* start *

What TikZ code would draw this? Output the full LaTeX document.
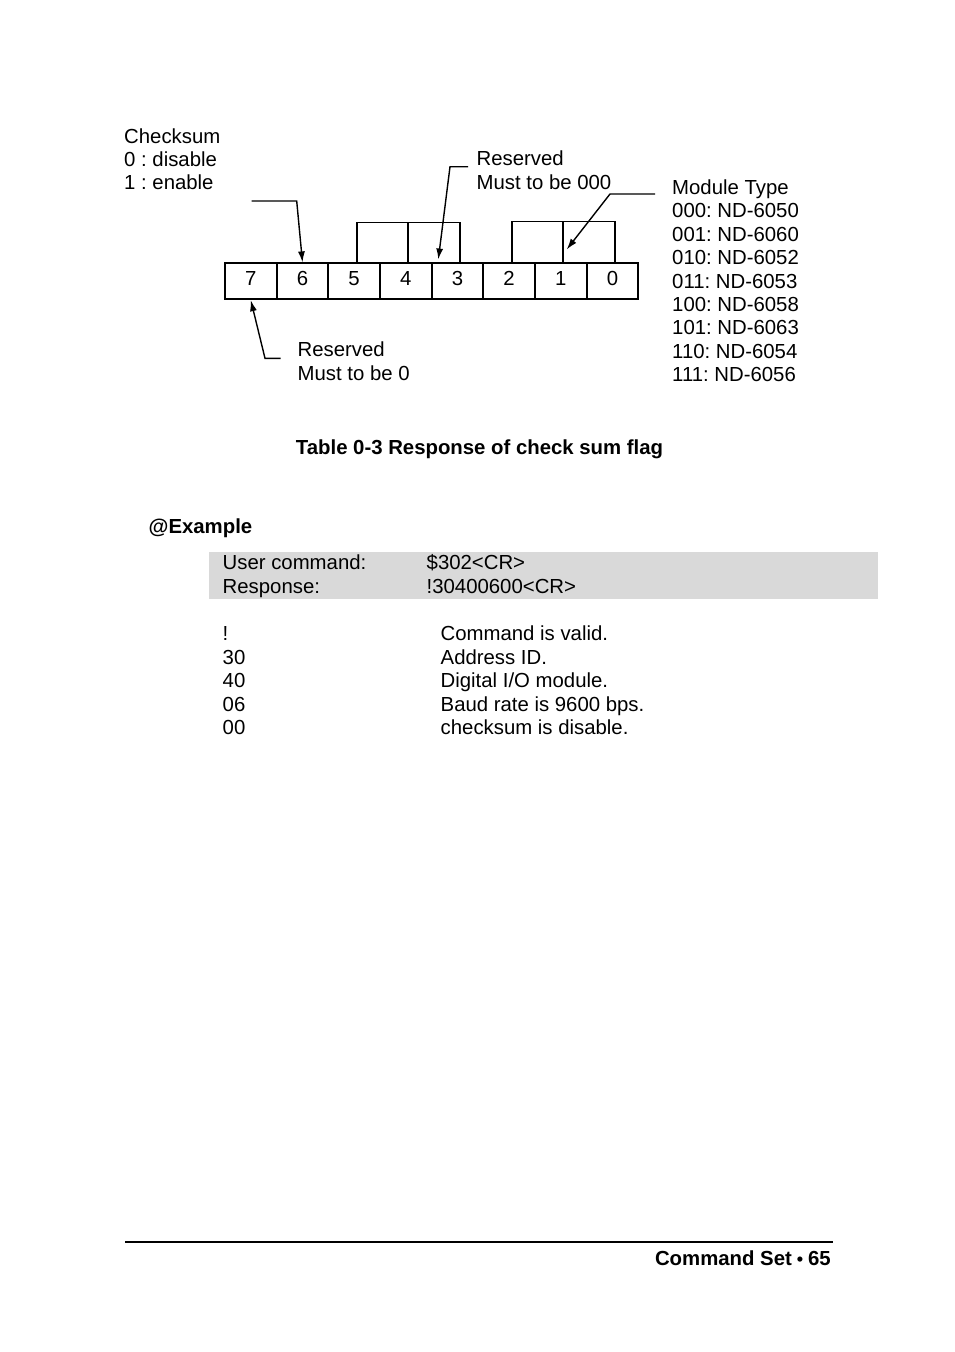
\documentclass[tikz,border=0pt]{standalone}
\usepackage{fontspec}
\setmainfont{Liberation Sans}
\usetikzlibrary{arrows.meta}
\definecolor{band}{HTML}{D9D9D9}
\frenchspacing
\begin{document}
\frenchspacing
\begin{tikzpicture}[x=1pt,y=-1pt,
  txt/.style={anchor=base west, inner sep=0pt, font=\fontsize{20.35}{23.4}\selectfont\frenchspacing},
  btxt/.style={inner sep=0pt, font=\fontsize{20.35}{23.4}\selectfont\bfseries\frenchspacing},
  cell/.style={draw, line width=1.8pt, minimum width=51.66pt, minimum height=36pt, inner sep=0pt, text depth=5pt, font=\fontsize{20.35}{23.4}\selectfont},
  brk/.style={line width=1.8pt},
  arr/.style={line width=1.4pt, -{Latex[length=11pt,width=7pt]}}]
\useasboundingbox (0,0) rectangle (954,1352);
% bit cells
\foreach \b [count=\k from 0] in {7,6,5,4,3,2,1,0} {
  \node[cell] (c\b) at ({225+51.66*\k+25.83},281.3) {\b};
}
% brackets
\coordinate (bl1) at (357,263.3); \coordinate (bt1) at (357,222.5);
\coordinate (br1) at (460,263.3); \coordinate (brt1) at (460,222.5);
\draw[brk] (bl1) -- (bt1) -- (brt1) -- (br1);
\draw[brk] (408.3,222.5) -- (408.3,263.3);
\coordinate (bl2) at (511.7,263.3); \coordinate (bt2) at (511.7,221.5);
\coordinate (br2) at (615,263.3); \coordinate (brt2) at (615,221.5);
\draw[brk] (bl2) -- (bt2) -- (brt2) -- (br2);
\draw[brk] (563.3,221.5) -- (563.3,263.3);
% arrows
\coordinate (a6s) at (251.7,201); \coordinate (a6m) at (296.7,201);
\draw[arr] (a6s) -- (a6m) -- (c6.north);
\coordinate (r3s) at (468,166.7); \coordinate (r3m) at (450,166.7); \coordinate (r3t) at (438.3,259.5);
\draw[arr] (r3s) -- (r3m) -- (r3t);
\coordinate (mts) at (655,194); \coordinate (mtm) at (610,194); \coordinate (mtt) at (566.7,249.5);
\draw[arr] (mts) -- (mtm) -- (mtt);
\coordinate (r7s) at (280.7,358.3); \coordinate (r7m) at (265,358.3);
\draw[arr] (r7s) -- (r7m) -- (c7.south);
% labels
\node[txt] (ck1) at (124,143) {Checksum};
\node[txt] (ck2) at (124,166.3) {0 : disable};
\node[txt] (ck3) at (124,189.6) {1 : enable};
\node[txt] (rs1) at (476.5,165.7) {Reserved};
\node[txt] (rs2) at (476.5,189) {Must to be 000};
\node[txt] (mt0) at (672,194.5) {Module Type};
\foreach \t [count=\i from 1] in {000: ND-6050,001: ND-6060,010: ND-6052,011: ND-6053,100: ND-6058,101: ND-6063,110: ND-6054,111: ND-6056} {
  \node[txt] (mt\i) at (672,{194.5+23.4*\i}) {\t};
}
\node[txt] (rz1) at (297.5,356.5) {Reserved};
\node[txt] (rz2) at (297.5,380) {Must to be 0};
% caption
\node[btxt, anchor=base] (cap) at (479.5,454) {Table 0-3 Response of check sum flag};
\node[btxt, anchor=base west] (ex) at (148.5,533) {@Example};
% gray band
\fill[band] (209,552) rectangle (878,599);
\node[txt] (uc) at (222.5,569.5) {User command:};
\node[txt] (ucv) at (426.5,569.5) {\$302<CR>};
\node[txt] (rp) at (222.5,593.5) {Response:};
\node[txt] (rpv) at (426.5,593.5) {!30400600<CR>};
% explanation list
\node[txt] (l1) at (222.5,640.5) {!};
\node[txt] (d1) at (440.5,640.5) {Command is valid.};
\node[txt] (l2) at (222.5,664) {30};
\node[txt] (d2) at (440.5,664) {Address ID.};
\node[txt] (l3) at (222.5,687.5) {40};
\node[txt] (d3) at (440.5,687.5) {Digital I/O module.};
\node[txt] (l4) at (222.5,711) {06};
\node[txt] (d4) at (440.5,711) {Baud rate is 9600 bps.};
\node[txt] (l5) at (222.5,734.5) {00};
\node[txt] (d5) at (440.5,734.5) {checksum is disable.};
% footer
\draw[line width=2pt] (125,1242) -- (833,1242);
\node[btxt, anchor=base east] (ft) at (831,1265) {Command Set\hspace{5pt}{\fontsize{18}{18}\selectfont\textbullet}\hspace{5pt}65};
\end{tikzpicture}
\end{document}
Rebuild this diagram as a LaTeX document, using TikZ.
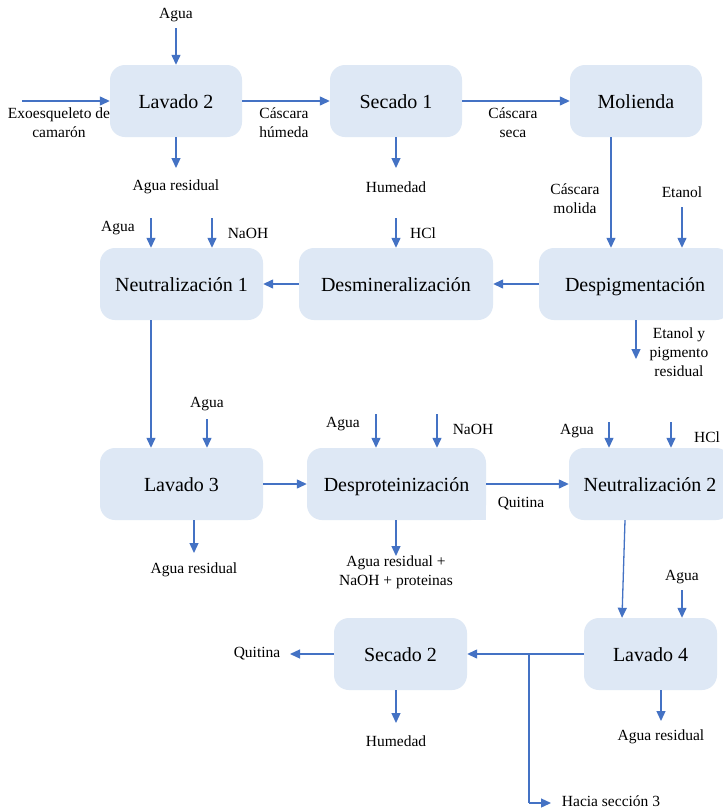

* end *

* **Given request**
Write out the full listing verbatim, excluding its pictures.

* **Answer below**
What TikZ code would draw this? Output the full LaTeX document.
\documentclass[tikz,border=0pt]{standalone}
\usepackage{fontspec}
\setmainfont{Liberation Sans}
\usetikzlibrary{arrows.meta}
\definecolor{band}{HTML}{D9D9D9}
\frenchspacing
\begin{document}
\frenchspacing
\begin{tikzpicture}[x=1pt,y=-1pt,
  txt/.style={anchor=base west, inner sep=0pt, font=\fontsize{20.35}{23.4}\selectfont\frenchspacing},
  btxt/.style={inner sep=0pt, font=\fontsize{20.35}{23.4}\selectfont\bfseries\frenchspacing},
  cell/.style={draw, line width=1.8pt, minimum width=51.66pt, minimum height=36pt, inner sep=0pt, text depth=5pt, font=\fontsize{20.35}{23.4}\selectfont},
  brk/.style={line width=1.8pt},
  arr/.style={line width=1.4pt, -{Latex[length=11pt,width=7pt]}}]
\useasboundingbox (0,0) rectangle (954,1352);
% bit cells
\foreach \b [count=\k from 0] in {7,6,5,4,3,2,1,0} {
  \node[cell] (c\b) at ({225+51.66*\k+25.83},281.3) {\b};
}
% brackets
\coordinate (bl1) at (357,263.3); \coordinate (bt1) at (357,222.5);
\coordinate (br1) at (460,263.3); \coordinate (brt1) at (460,222.5);
\draw[brk] (bl1) -- (bt1) -- (brt1) -- (br1);
\draw[brk] (408.3,222.5) -- (408.3,263.3);
\coordinate (bl2) at (511.7,263.3); \coordinate (bt2) at (511.7,221.5);
\coordinate (br2) at (615,263.3); \coordinate (brt2) at (615,221.5);
\draw[brk] (bl2) -- (bt2) -- (brt2) -- (br2);
\draw[brk] (563.3,221.5) -- (563.3,263.3);
% arrows
\coordinate (a6s) at (251.7,201); \coordinate (a6m) at (296.7,201);
\draw[arr] (a6s) -- (a6m) -- (c6.north);
\coordinate (r3s) at (468,166.7); \coordinate (r3m) at (450,166.7); \coordinate (r3t) at (438.3,259.5);
\draw[arr] (r3s) -- (r3m) -- (r3t);
\coordinate (mts) at (655,194); \coordinate (mtm) at (610,194); \coordinate (mtt) at (566.7,249.5);
\draw[arr] (mts) -- (mtm) -- (mtt);
\coordinate (r7s) at (280.7,358.3); \coordinate (r7m) at (265,358.3);
\draw[arr] (r7s) -- (r7m) -- (c7.south);
% labels
\node[txt] (ck1) at (124,143) {Checksum};
\node[txt] (ck2) at (124,166.3) {0 : disable};
\node[txt] (ck3) at (124,189.6) {1 : enable};
\node[txt] (rs1) at (476.5,165.7) {Reserved};
\node[txt] (rs2) at (476.5,189) {Must to be 000};
\node[txt] (mt0) at (672,194.5) {Module Type};
\foreach \t [count=\i from 1] in {000: ND-6050,001: ND-6060,010: ND-6052,011: ND-6053,100: ND-6058,101: ND-6063,110: ND-6054,111: ND-6056} {
  \node[txt] (mt\i) at (672,{194.5+23.4*\i}) {\t};
}
\node[txt] (rz1) at (297.5,356.5) {Reserved};
\node[txt] (rz2) at (297.5,380) {Must to be 0};
% caption
\node[btxt, anchor=base] (cap) at (479.5,454) {Table 0-3 Response of check sum flag};
\node[btxt, anchor=base west] (ex) at (148.5,533) {@Example};
% gray band
\fill[band] (209,552) rectangle (878,599);
\node[txt] (uc) at (222.5,569.5) {User command:};
\node[txt] (ucv) at (426.5,569.5) {\$302<CR>};
\node[txt] (rp) at (222.5,593.5) {Response:};
\node[txt] (rpv) at (426.5,593.5) {!30400600<CR>};
% explanation list
\node[txt] (l1) at (222.5,640.5) {!};
\node[txt] (d1) at (440.5,640.5) {Command is valid.};
\node[txt] (l2) at (222.5,664) {30};
\node[txt] (d2) at (440.5,664) {Address ID.};
\node[txt] (l3) at (222.5,687.5) {40};
\node[txt] (d3) at (440.5,687.5) {Digital I/O module.};
\node[txt] (l4) at (222.5,711) {06};
\node[txt] (d4) at (440.5,711) {Baud rate is 9600 bps.};
\node[txt] (l5) at (222.5,734.5) {00};
\node[txt] (d5) at (440.5,734.5) {checksum is disable.};
% footer
\draw[line width=2pt] (125,1242) -- (833,1242);
\node[btxt, anchor=base east] (ft) at (831,1265) {Command Set\hspace{5pt}{\fontsize{18}{18}\selectfont\textbullet}\hspace{5pt}65};
\end{tikzpicture}
\end{document}
Rebuild this diagram as a LaTeX document, using TikZ.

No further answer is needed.